A brilliant comeback performance from Lorraine Deschamps, respected FA-licenced referee instructor - SO not the hysterical, fluffy female response dinosaurs like the over-paid, overly-stuffed Andy Gray and his odious ilk would expect.
And make no mistake, though Gray has got the boot, there are still plenty of chauvinists in football - on whacking great club and TV salaries in the boxes and on Bovril and Pukka pie in the stands.
By thanking dastardly Grey and his Muttley-esque sidekick Richard Keys, the Sky presenters who thought their pathetically juvenile, anti-female (but only the successful ones who don’t look like porn stars) bitching was off-air, Deschamps proves so beautifully whose is the superior team.
While the male side of the sport reels over the duo’s comments about a female assistant ref, the women in the game are winning hands-down, she says.
The storm has highlighted, like a blaze of lightning in a grim black sky, the huge numbers of women there are in the game - on pitch and off.
And, she reckons, it will fire more girls to take up football so they can prove they can kick ass.
Deschamps’ comments will be no surprise to women.
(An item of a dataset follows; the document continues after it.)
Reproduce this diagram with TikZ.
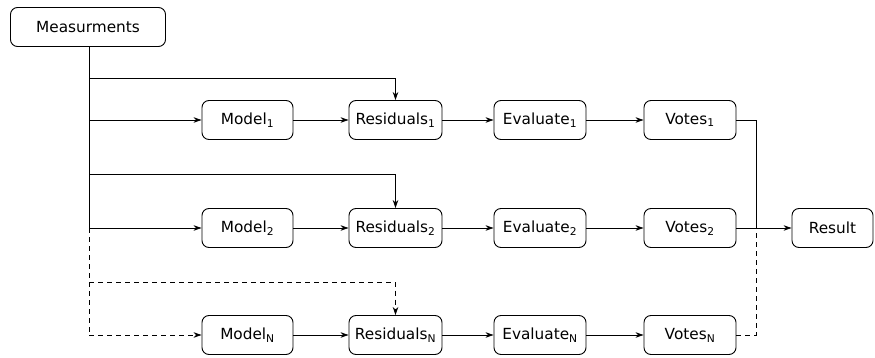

Fact is, sexism in the workplace - be it a football pitch or a factory floor - is so commonplace it worries us a lot less than people think it does. We’ve heard all the pathetic, snide little comments so many times. We learned long ago that you tackle it by turning the other cheek, then turning on the skills.
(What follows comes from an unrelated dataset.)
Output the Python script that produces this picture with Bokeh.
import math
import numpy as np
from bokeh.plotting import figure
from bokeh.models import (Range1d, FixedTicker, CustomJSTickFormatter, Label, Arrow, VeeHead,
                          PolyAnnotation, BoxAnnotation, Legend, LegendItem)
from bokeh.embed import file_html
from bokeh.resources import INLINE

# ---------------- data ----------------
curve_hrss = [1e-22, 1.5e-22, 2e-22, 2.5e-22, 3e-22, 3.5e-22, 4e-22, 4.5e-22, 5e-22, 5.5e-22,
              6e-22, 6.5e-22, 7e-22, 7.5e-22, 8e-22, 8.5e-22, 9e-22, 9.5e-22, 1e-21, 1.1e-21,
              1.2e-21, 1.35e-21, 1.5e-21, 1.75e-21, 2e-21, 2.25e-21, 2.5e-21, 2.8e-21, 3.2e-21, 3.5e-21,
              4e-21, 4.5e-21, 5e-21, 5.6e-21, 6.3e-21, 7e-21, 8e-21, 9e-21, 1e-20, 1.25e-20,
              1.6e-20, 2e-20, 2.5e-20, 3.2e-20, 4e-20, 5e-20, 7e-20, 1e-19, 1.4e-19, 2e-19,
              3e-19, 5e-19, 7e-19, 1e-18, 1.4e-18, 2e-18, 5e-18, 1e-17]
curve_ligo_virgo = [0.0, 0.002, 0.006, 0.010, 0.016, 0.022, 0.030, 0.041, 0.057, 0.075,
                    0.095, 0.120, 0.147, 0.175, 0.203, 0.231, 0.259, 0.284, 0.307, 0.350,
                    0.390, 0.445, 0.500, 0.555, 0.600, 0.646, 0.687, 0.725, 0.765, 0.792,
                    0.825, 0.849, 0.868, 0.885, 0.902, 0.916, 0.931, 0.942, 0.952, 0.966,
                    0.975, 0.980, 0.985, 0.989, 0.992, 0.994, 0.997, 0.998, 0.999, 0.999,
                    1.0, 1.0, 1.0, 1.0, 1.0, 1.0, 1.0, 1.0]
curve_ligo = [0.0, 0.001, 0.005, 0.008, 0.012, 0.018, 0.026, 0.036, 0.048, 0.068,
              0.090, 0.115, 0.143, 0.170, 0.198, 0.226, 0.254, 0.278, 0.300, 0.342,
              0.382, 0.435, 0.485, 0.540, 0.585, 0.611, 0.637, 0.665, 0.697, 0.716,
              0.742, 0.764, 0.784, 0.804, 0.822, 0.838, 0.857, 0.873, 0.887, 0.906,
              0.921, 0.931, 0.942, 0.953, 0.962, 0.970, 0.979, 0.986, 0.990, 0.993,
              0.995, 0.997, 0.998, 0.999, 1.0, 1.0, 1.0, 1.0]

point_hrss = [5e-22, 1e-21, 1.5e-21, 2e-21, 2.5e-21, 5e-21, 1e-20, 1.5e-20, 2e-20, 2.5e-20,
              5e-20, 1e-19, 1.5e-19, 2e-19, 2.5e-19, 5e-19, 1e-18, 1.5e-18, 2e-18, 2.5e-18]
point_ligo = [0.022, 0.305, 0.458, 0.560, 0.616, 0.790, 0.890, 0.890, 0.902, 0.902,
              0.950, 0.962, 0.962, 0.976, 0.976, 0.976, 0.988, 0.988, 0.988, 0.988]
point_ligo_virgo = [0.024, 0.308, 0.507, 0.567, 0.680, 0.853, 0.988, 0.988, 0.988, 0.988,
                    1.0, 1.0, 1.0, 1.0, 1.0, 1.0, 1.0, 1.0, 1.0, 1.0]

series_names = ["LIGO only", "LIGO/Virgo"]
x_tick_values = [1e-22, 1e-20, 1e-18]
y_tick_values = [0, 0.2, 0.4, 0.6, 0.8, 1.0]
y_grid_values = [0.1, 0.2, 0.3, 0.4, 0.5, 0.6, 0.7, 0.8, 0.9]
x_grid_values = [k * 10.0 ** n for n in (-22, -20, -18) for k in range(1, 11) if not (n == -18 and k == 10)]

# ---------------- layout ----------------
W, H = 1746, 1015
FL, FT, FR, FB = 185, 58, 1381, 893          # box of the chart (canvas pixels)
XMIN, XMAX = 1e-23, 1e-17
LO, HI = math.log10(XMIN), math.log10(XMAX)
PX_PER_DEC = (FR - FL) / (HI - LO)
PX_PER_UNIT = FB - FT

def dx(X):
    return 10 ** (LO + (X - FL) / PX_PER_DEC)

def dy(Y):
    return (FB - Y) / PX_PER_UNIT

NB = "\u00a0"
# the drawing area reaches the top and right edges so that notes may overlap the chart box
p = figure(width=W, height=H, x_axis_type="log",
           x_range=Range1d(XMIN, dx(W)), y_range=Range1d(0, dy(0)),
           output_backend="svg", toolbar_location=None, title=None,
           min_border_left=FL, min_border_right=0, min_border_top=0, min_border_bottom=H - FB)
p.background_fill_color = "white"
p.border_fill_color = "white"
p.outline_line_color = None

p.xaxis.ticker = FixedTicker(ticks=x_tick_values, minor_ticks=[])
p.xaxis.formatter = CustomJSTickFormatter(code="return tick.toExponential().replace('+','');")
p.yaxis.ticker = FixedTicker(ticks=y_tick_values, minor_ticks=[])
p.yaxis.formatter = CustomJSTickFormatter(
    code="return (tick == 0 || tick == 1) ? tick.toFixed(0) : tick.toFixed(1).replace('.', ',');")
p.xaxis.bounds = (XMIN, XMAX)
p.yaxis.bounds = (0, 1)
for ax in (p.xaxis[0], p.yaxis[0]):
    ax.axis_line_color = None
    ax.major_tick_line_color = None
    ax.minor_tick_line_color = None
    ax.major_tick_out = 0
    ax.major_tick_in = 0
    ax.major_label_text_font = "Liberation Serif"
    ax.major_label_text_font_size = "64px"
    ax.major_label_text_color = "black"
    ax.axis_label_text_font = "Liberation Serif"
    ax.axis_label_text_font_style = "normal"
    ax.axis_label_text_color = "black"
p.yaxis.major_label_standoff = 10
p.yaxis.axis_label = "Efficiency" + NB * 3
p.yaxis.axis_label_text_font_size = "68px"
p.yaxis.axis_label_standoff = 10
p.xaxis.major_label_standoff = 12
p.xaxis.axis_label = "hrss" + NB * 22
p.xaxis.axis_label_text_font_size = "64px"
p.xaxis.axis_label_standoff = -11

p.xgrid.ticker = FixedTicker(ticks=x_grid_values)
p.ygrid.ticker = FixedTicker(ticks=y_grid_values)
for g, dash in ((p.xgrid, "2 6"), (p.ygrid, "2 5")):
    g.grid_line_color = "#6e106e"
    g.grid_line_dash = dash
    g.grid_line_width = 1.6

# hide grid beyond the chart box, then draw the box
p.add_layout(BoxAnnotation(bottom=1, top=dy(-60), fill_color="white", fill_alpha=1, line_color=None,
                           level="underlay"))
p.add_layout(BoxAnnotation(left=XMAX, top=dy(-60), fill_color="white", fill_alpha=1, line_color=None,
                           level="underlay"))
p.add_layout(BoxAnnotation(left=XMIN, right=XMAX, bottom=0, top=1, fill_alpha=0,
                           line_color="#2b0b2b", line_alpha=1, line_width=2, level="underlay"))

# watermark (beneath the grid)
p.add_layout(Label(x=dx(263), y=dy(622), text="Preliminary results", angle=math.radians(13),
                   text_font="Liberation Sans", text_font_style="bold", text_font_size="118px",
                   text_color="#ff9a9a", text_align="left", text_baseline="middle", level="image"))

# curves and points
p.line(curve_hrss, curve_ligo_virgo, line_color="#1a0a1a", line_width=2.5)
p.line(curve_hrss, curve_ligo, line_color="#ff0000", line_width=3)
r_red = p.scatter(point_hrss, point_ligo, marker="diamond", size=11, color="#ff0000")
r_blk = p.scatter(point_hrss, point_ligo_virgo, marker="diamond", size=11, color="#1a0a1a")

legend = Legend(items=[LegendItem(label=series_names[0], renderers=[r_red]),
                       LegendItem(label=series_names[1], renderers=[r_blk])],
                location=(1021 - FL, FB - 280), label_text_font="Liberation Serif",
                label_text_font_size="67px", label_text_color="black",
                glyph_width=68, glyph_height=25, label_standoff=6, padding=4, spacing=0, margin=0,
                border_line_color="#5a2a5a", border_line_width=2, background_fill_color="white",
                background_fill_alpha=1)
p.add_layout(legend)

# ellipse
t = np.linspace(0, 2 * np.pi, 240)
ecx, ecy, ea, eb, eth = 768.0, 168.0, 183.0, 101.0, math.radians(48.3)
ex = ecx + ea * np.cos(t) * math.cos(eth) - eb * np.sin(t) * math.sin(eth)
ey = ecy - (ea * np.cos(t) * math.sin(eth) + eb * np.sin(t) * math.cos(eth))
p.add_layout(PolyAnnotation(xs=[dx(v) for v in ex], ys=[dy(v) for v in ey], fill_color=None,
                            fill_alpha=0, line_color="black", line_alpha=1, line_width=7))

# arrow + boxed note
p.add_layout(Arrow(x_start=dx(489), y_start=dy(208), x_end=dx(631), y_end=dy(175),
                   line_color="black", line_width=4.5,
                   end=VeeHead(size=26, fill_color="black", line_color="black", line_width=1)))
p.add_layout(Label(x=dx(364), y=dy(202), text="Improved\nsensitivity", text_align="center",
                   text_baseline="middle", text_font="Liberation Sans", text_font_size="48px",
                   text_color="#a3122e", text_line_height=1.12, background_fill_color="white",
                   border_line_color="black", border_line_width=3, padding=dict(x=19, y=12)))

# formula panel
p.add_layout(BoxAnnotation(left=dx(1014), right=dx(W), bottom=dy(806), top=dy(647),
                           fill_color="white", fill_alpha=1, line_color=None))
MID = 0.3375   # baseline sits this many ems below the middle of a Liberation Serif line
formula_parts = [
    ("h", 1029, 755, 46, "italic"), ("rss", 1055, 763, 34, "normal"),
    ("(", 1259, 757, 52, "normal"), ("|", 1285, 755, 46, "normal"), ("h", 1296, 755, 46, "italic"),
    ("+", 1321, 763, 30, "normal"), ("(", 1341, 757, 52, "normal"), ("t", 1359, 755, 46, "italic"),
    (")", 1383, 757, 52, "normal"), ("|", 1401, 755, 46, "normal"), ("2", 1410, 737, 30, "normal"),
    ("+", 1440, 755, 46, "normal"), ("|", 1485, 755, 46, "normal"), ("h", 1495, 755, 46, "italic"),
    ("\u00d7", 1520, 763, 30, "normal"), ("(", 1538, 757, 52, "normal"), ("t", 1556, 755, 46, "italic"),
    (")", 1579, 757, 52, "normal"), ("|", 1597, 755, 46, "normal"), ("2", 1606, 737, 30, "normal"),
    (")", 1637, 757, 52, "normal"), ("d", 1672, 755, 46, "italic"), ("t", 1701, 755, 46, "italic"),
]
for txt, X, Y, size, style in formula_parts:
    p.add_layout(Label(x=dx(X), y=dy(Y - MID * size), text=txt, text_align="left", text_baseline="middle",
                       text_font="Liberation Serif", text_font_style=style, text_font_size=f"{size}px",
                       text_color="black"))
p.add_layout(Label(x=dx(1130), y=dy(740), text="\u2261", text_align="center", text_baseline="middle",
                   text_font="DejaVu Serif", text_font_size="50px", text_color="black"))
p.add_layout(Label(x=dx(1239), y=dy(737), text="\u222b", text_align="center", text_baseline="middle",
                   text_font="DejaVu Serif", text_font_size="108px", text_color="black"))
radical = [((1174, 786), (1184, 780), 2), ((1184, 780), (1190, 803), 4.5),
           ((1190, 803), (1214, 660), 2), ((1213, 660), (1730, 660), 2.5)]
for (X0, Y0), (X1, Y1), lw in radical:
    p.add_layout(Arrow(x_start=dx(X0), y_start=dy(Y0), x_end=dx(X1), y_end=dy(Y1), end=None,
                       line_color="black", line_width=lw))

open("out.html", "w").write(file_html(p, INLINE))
You use brain-power and you outwit them (it’s not hard). Then you have to prove yourself, over and over again - which isn’t fair, but so much in life isn’t.
The last thing you do is whine - and you never cry.
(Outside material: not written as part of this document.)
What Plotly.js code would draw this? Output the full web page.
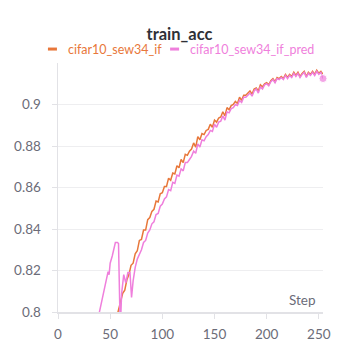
<!DOCTYPE html>
<html>
<head>
<meta charset="utf-8">
<script src="https://cdn.plot.ly/plotly-3.0.1.min.js"></script>
<style>
  html, body { margin: 0; padding: 0; background: #fff; }
  #fig { width: 359px; height: 359px; }
</style>
</head>
<body>
<div id="fig"></div>
<script>
// run names
var runNames = ['cifar10_sew34_if', 'cifar10_sew34_if_pred'];

// cifar10_sew34_if
var ifSteps = [56, 58, 60, 62, 64, 66, 68, 70, 72, 74, 76, 78, 80, 82, 84, 86, 88, 90, 92, 94,
  96, 98, 100, 102, 104, 106, 108, 110, 112, 114, 116, 118, 120, 122, 124, 126, 128, 130, 132, 134,
  136, 138, 140, 142, 144, 146, 148, 150, 152, 154, 156, 158, 160, 162, 164, 166, 168, 170, 172, 174,
  176, 178, 180, 182, 184, 186, 188, 190, 192, 194, 196, 198, 200, 202, 204, 206, 208, 210, 212, 214,
  216, 218, 220, 222, 224, 226, 228, 230, 232, 234, 236, 238, 240, 242, 244, 246, 248, 250, 252, 254];
var ifAcc = [0.797, 0.8015, 0.8045, 0.809, 0.8105, 0.8155, 0.818, 0.8225, 0.8235, 0.828,
  0.8295, 0.8345, 0.835, 0.8395, 0.8395, 0.8445, 0.8455, 0.8485, 0.8495, 0.8535,
  0.853, 0.857, 0.8575, 0.8605, 0.8605, 0.8645, 0.8635, 0.867, 0.8665, 0.8705,
  0.8695, 0.8735, 0.872, 0.876, 0.8755, 0.8775, 0.8785, 0.8815, 0.8795, 0.8845,
  0.883, 0.886, 0.8855, 0.8875, 0.888, 0.8905, 0.889, 0.8925, 0.8915, 0.8935,
  0.894, 0.8965, 0.8945, 0.8985, 0.8975, 0.8995, 0.900, 0.9015, 0.9005, 0.9035,
  0.902, 0.9045, 0.9045, 0.9055, 0.9065, 0.905, 0.9075, 0.908, 0.9065, 0.9095,
  0.9085, 0.910, 0.9105, 0.9095, 0.9115, 0.9125, 0.911, 0.913, 0.9125, 0.9135,
  0.9125, 0.9145, 0.913, 0.9145, 0.9135, 0.9155, 0.914, 0.9155, 0.9135, 0.915,
  0.916, 0.9135, 0.9155, 0.9145, 0.916, 0.9145, 0.9165, 0.915, 0.916, 0.9145];

// cifar10_sew34_if_pred
var predSteps = [38, 40, 42, 44, 46, 48, 49, 50, 52, 53, 54, 55, 57, 58, 59.3, 60, 61, 63, 65, 67,
  69, 70.5, 72, 74, 76, 78, 80, 82, 84, 86, 88, 90, 92, 94, 96, 98, 100, 102, 104, 106,
  108, 110, 112, 114, 116, 118, 120, 122, 124, 126, 128, 130, 132, 134, 136, 138, 140, 142, 144, 146,
  148, 150, 152, 154, 156, 158, 160, 162, 164, 166, 168, 170, 172, 174, 176, 178, 180, 182, 184, 186,
  188, 190, 192, 194, 196, 198, 200, 202, 204, 206, 208, 210, 212, 214, 216, 218, 220, 222, 224, 226,
  228, 230, 232, 234, 236, 238, 240, 242, 244, 246, 248, 250, 252, 254];
var predAcc = [0.796, 0.8005, 0.805, 0.809, 0.815, 0.8195, 0.818, 0.8235, 0.827, 0.829,
  0.8315, 0.8335, 0.8335, 0.833, 0.800, 0.796, 0.809, 0.818, 0.814, 0.819,
  0.819, 0.807, 0.815, 0.8215, 0.8255, 0.828, 0.830, 0.8335, 0.8345, 0.838,
  0.8395, 0.8425, 0.8435, 0.847, 0.8475, 0.851, 0.852, 0.8545, 0.8555, 0.859,
  0.8585, 0.8625, 0.862, 0.866, 0.8655, 0.869, 0.868, 0.872, 0.872, 0.8735,
  0.875, 0.8775, 0.8765, 0.881, 0.8795, 0.883, 0.8825, 0.8845, 0.8855, 0.8875,
  0.887, 0.8905, 0.889, 0.8915, 0.892, 0.8945, 0.8925, 0.8965, 0.896, 0.898,
  0.8985, 0.900, 0.8995, 0.902, 0.901, 0.9035, 0.9035, 0.9045, 0.9055, 0.904,
  0.9065, 0.9075, 0.9055, 0.9085, 0.9075, 0.9095, 0.910, 0.909, 0.911, 0.912,
  0.9105, 0.9125, 0.912, 0.913, 0.912, 0.914, 0.9125, 0.914, 0.913, 0.915,
  0.9135, 0.915, 0.913, 0.9145, 0.9155, 0.913, 0.915, 0.914, 0.9155, 0.914,
  0.916, 0.9145, 0.9155, 0.9125];

var yTicks = [0.8, 0.82, 0.84, 0.86, 0.88, 0.9];
var xTicks = [0, 50, 100, 150, 200, 250];

var orange = '#e8773a';
var pink = '#ef7fdc';
var gray = '#6b6c78';
var fontFam = 'Lato, "Noto Sans", sans-serif';

// only the last pred point gets a dot
var predDot = predAcc.map(function (v, i) { return i === predAcc.length - 1 ? 8 : 0; });

var line1 = { x: ifSteps, y: ifAcc, name: runNames[0], mode: 'lines',
  line: { color: orange, width: 1.5 }, showlegend: false };
var line2 = { x: predSteps, y: predAcc, name: runNames[1], mode: 'lines+markers',
  line: { color: pink, width: 1.5 }, marker: { size: predDot, color: pink },
  cliponaxis: false, showlegend: false };
var data = [line1, line2];

var layout = {
  width: 359, height: 359,
  margin: { l: 58, r: 36, t: 63, b: 47 },
  paper_bgcolor: '#fff',
  plot_bgcolor: '#fff',
  font: { family: fontFam, color: gray },
  title: {
    text: '<b>train_acc</b>',
    font: { family: fontFam, size: 16.5, color: '#2f3037' },
    x: 0.5, xanchor: 'center',
    yref: 'container', y: 0.905, yanchor: 'middle'
  },
  xaxis: {
    range: [0, 254],
    tickvals: xTicks,
    showgrid: false,
    zeroline: false,
    showline: true, linecolor: '#e2e2e6', linewidth: 1.5,
    ticks: 'outside', ticklen: 5, tickcolor: '#e2e2e6', tickwidth: 1,
    ticklabelstandoff: 4,
    tickfont: { family: fontFam, size: 13.5, color: gray }
  },
  yaxis: {
    range: [0.8, 0.92],
    tickvals: yTicks,
    ticktext: yTicks.map(function (v) { return String(v); }),
    showgrid: true, gridcolor: '#eeeef0', gridwidth: 1,
    zeroline: false,
    showline: true, linecolor: '#e2e2e6', linewidth: 1.5,
    ticks: 'outside', ticklen: 5, tickcolor: '#e2e2e6', tickwidth: 1,
    ticklabelstandoff: 8,
    tickfont: { family: fontFam, size: 13.5, color: gray }
  },
  shapes: [
    { type: 'line', xref: 'paper', yref: 'paper', x0: -0.038, x1: -0.004, y0: 1.056, y1: 1.056,
      line: { color: orange, width: 3 } },
    { type: 'line', xref: 'paper', yref: 'paper', x0: 0.423, x1: 0.457, y0: 1.056, y1: 1.056,
      line: { color: pink, width: 3 } }
  ],
  annotations: [
    { xref: 'paper', yref: 'paper', x: 0.030, y: 1.056, xanchor: 'left', yanchor: 'middle',
      text: runNames[0], showarrow: false, font: { family: fontFam, size: 12.5, color: orange } },
    { xref: 'paper', yref: 'paper', x: 0.491, y: 1.056, xanchor: 'left', yanchor: 'middle',
      text: runNames[1], showarrow: false, font: { family: fontFam, size: 12.5, color: pink } },
    { xref: 'paper', yref: 'paper', x: 0.982, y: 0.048, xanchor: 'right', yanchor: 'middle',
      text: 'Step', showarrow: false, font: { family: fontFam, size: 13.5, color: gray } }
  ]
};

Plotly.newPlot('fig', data, layout, { displayModeBar: false, staticPlot: true });
</script>
</body>
</html>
A man’s put-down won’t get you down because the deeply insecure idiot who uttered it simply isn’t worth it.
For men, football is tribal; if you’re not in their gang, you’re the enemy.
The tribes run on fear - that another might be better than theirs. Football’s females are a newer tribe to feel threatened by.
Instead of joining in, women are saving their energy for winning. That’s why female footballers ignore the pain and play on when they’re injured for the sake of the team - a fact university researchers have just proved. (Actually, it’s what mothers do all the time. Like when “team kids and husband” need feeding and you’re bent double with period pains).
It’s why women’s teams like Doncaster Rovers Belles and Sheffield Wednesday Ladies, and all the rest of the fiercely determined, dedicated, soccer-obsessed women’s teams, bust a gut every time they get on a pitch.
It’s why female fans turn out, hail or shine, brandishing those hugely expensive season tickets, having just done three loads of laundry and the weekly shop.
And why women who train to be linesmen and refs and managers and agents all work harder to get the recognition they deserve in a sport that they adore equally as much as men.
The great shame is that the same love of the game isn’t enough to create equality within it.